- INPUT DATA:
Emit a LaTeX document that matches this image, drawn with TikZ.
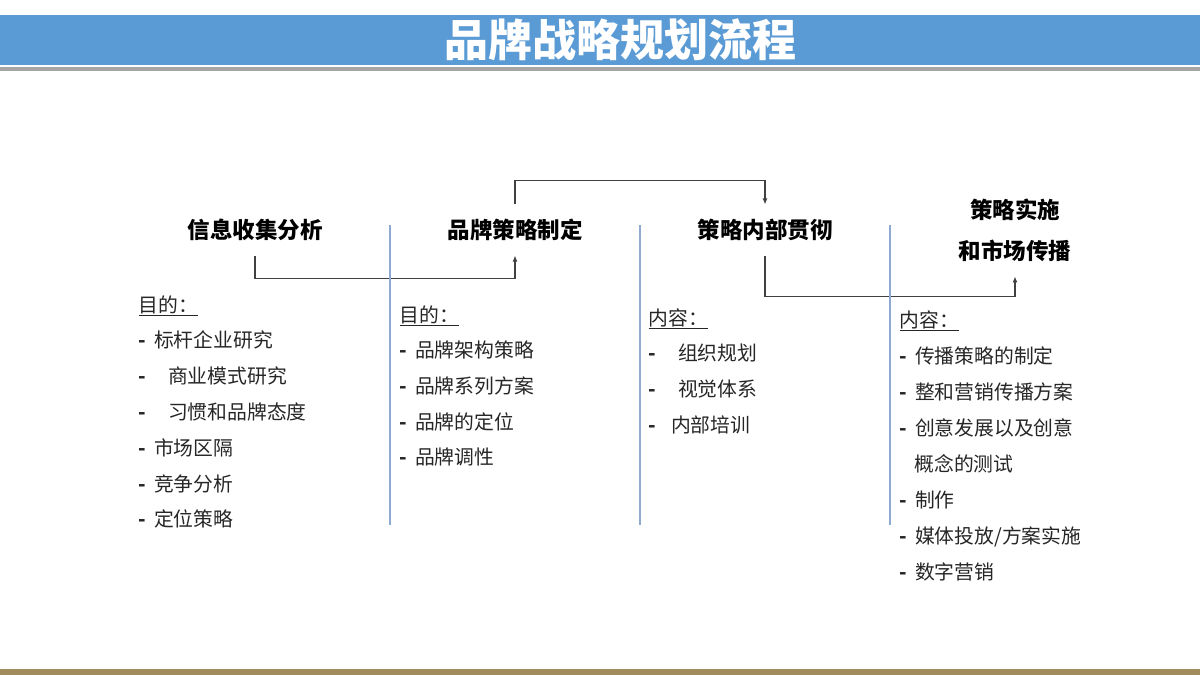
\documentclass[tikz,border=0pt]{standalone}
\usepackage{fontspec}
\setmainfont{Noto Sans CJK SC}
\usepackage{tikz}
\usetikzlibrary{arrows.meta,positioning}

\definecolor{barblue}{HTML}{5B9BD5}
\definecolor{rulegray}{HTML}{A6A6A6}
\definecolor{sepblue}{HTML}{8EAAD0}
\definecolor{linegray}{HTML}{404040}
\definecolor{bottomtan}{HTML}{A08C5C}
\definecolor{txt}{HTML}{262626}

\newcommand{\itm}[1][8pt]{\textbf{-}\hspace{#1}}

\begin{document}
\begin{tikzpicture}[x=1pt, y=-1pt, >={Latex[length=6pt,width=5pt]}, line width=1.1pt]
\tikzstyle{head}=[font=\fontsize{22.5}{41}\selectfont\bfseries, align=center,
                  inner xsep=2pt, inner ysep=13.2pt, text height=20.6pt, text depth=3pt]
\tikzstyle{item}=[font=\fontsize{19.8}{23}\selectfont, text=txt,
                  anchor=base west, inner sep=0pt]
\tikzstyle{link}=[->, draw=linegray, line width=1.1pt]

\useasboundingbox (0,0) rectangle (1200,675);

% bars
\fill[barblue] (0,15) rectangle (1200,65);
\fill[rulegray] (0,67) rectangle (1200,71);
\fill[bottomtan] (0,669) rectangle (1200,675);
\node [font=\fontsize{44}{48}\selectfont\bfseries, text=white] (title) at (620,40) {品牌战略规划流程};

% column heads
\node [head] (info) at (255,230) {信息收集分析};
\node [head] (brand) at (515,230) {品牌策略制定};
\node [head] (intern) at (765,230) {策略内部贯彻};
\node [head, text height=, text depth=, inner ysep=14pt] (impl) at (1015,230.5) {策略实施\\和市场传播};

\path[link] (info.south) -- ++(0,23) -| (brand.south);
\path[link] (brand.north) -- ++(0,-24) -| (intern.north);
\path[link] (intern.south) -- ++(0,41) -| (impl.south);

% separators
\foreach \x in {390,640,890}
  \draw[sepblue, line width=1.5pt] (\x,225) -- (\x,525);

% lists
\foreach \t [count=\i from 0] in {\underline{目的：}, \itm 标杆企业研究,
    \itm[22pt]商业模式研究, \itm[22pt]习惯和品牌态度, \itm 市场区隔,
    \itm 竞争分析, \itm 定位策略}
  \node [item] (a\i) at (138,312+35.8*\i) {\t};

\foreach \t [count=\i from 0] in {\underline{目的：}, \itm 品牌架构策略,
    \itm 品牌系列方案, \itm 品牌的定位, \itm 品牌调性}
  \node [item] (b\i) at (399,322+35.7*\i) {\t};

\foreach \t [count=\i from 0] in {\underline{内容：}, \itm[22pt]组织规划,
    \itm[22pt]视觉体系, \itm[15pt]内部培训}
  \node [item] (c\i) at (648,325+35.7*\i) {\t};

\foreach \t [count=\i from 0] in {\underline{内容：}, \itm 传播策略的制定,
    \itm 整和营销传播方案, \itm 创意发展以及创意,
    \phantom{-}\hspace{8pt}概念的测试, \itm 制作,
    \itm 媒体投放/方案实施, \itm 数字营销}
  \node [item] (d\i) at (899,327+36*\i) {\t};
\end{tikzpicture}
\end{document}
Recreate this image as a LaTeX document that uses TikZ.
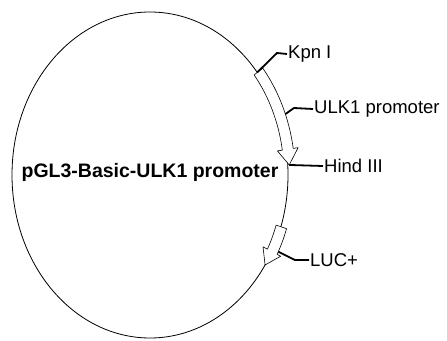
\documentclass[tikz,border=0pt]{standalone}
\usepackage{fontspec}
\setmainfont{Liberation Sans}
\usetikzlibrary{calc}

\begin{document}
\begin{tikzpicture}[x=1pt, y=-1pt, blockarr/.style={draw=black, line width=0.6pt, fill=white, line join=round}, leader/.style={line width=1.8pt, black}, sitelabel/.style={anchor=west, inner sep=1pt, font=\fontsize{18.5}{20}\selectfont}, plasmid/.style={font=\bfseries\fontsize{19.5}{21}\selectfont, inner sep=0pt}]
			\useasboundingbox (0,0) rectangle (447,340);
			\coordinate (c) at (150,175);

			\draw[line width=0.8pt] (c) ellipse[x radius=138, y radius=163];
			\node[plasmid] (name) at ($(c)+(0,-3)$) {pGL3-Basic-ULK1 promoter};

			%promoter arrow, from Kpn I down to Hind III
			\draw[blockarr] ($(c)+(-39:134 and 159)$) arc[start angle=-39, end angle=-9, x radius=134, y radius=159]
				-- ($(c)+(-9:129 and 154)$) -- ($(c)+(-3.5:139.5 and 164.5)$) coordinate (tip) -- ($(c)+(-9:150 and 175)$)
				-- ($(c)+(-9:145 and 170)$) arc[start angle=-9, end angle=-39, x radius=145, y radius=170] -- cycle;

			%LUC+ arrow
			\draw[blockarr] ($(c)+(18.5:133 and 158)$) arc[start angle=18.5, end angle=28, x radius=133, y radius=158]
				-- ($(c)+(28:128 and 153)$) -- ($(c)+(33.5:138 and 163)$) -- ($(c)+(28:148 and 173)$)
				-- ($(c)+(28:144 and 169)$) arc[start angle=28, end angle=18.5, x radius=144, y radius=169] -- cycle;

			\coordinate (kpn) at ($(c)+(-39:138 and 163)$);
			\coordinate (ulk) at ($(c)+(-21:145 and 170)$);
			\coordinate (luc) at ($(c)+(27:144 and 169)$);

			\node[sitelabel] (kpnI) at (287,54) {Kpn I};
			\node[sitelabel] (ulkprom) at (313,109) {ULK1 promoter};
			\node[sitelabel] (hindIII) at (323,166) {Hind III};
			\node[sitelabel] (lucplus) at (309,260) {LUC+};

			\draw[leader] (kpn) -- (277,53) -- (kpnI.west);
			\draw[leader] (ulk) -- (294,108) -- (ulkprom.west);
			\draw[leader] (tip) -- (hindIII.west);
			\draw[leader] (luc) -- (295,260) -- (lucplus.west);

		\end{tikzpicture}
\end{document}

...

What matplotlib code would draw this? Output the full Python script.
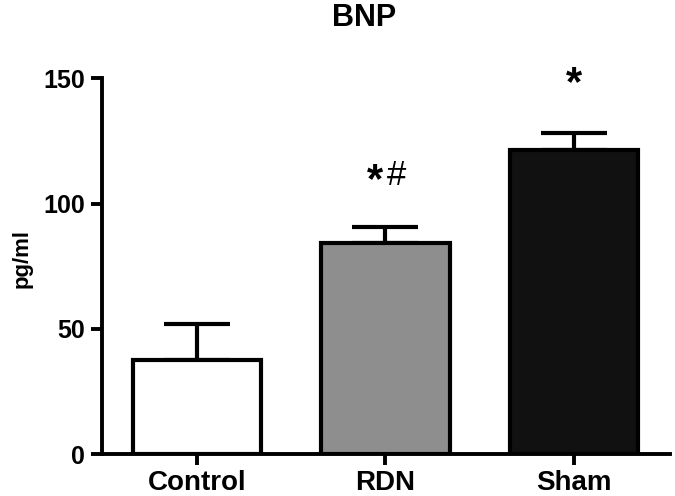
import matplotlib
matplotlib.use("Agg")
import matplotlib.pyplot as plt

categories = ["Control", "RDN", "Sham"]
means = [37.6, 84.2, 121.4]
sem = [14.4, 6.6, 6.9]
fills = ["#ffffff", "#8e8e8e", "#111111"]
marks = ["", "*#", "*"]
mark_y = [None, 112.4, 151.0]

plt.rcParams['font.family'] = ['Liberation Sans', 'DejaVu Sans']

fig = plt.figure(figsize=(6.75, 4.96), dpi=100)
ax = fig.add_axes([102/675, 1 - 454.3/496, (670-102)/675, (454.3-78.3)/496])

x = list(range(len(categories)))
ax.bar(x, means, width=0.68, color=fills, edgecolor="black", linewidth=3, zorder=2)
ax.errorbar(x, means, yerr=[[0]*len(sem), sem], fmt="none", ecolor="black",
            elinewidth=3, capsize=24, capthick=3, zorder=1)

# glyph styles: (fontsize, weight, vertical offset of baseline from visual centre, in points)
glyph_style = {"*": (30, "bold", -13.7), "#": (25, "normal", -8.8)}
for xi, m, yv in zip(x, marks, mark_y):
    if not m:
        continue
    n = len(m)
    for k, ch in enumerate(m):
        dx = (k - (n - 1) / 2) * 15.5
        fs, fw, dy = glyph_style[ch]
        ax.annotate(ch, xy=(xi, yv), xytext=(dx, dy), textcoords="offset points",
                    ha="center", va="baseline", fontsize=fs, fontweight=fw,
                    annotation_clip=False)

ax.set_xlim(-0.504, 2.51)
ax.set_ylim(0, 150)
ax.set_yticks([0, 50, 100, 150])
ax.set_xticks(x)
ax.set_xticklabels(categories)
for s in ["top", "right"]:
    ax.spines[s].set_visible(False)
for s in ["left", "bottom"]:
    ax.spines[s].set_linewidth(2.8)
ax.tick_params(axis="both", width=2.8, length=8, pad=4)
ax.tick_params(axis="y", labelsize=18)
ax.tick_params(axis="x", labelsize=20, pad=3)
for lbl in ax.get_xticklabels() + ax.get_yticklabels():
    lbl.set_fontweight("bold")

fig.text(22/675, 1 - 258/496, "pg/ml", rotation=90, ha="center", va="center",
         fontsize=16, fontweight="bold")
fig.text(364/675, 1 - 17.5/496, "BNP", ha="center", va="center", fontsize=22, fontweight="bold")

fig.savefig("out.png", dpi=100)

- AIM: Which lines contain "this"? Show each of them.

- IN RESPONSE:
Emit a LaTeX document that matches this image, drawn with TikZ.
Recreate this image as a LaTeX document that uses TikZ.
What matplotlib code would draw this? Output the full Python script.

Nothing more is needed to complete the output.